Africa currently has 367 million unique mobile subscribers, and its fastest growth period for these subscriptions was in the first half of this decade (2010-2015), with an annual growth rate of 13%. The GSMA now expects the growth rate of unique mobile subscribers to slow down to 6% in the second half of the decade (2015-2020).

One of the reasons the GSMA has cited for slow down in growth is ”a weak business case for rural network rollout”. According to GSMA mobile users in rural areas generate a low average revenue per user (ARPU) for mobile operators.  The costs associated with setting up and maintaining networks in these areas is a barrier for operators wanting to extend their coverage, as it “makes it hard to justify the high costs of network deployment and maintenance in remote communities,” says the GSMA.

Tower sharing as a solution

Rural areas in Africa typically have a lower population density, making it difficult for operators to spread out their coverage. To address the coverage gap, the GSMA recommends (pdf, pg.5) infrastructure sharing as a strategy to extend coverage in rural areas.

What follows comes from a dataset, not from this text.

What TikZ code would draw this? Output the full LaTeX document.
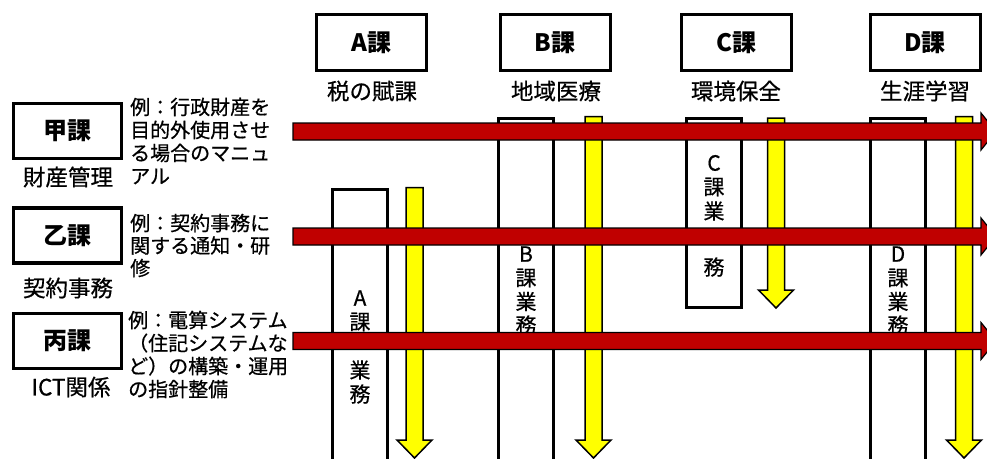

In recent years, some of the continent’s leading operators, like MTN, have sold off their tower assets to tower management companies—known as “towercos”—to reduce their running costs. In turn, this has helped operators who may not have the infrastructure in particular areas to take out a tower lease from a towerco, in order to extend network coverage without incurring capital expenditure costs.

With over a quarter of Africa’s estimated 165 000 towers operated by independent tower management companies, tower the GSMA argues that infrastructure sharing could help “provide coverage in areas that would otherwise be uneconomical”.